Undoubtedly, the aforesaid observations must carry the greatest weight and we respectfully agree with them, but at the same time they cannot be universally and mechanically applied to the facts of every case of sexual assault which comes before the court. 11. It cannot be lost sight of that rape causes the greatest distress and humiliation to the victim but at the same time a false allegation of rape can cause equal distress, humiliation and damage to the accused as well. The accused must also be protected against the possibility of false implication, particularly where a large number of accused are involved. It must, further, be borne in mind that the broad principle is that an injured witness was present at the time when the incident happened and that ordinarily such a witness would not tell a lie as to the actual assailants, but there is no presumption or any basis for assuming that the statement of such a witness is always correct or without any embellishment or exaggeration." 38. As stated above, this Court finds that there are inherent infirmities in the evidence of PW-1 and the circumstances surrounding it.
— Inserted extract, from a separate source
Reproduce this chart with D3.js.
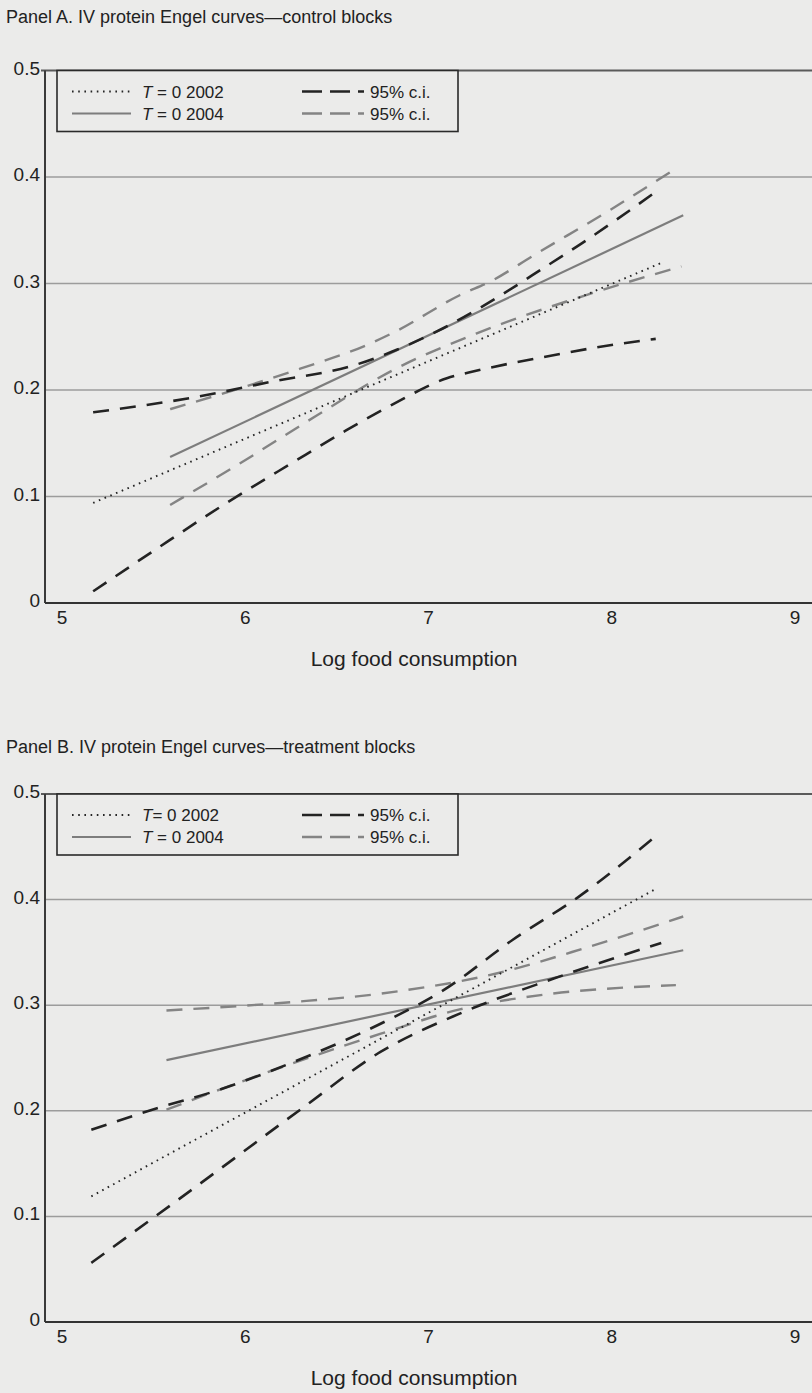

It is artificial and unimaginable that an able-bodied women was forcibly taken in a motorcycle through a road along a Village consisting of several houses and thereafter, being taken to a place under threat and repeatedly being raped by the accused against her will, thereby improbabilising the case of the Prosecution. 39. Further, the medical evidence, the attendant facts and circumstances of the case also belies the allegation of rape. The version of the Prosecutrix is improbable and it is difficult to accept the same on its face value, which completely lacks corroboration on material particulars, regarding the incident. Having carefully scrutinized the evidence on record, this Court is of the opinion that the Prosecution has not proved its case beyond all reasonable doubts and consequently, the appellants are entitled to the benefit of doubt and thereby entitled to acquittal from the charges alleged against them. 40. In the result, this Criminal Appeal is allowed. The impugned judgment of conviction and sentence is set aside. The Appellants are acquitted of the charges levelled against them. The bail bond, if any executed by the Appellants, shall stand cancelled and the fine amount, if any paid by the Appellants, shall be refunded to them.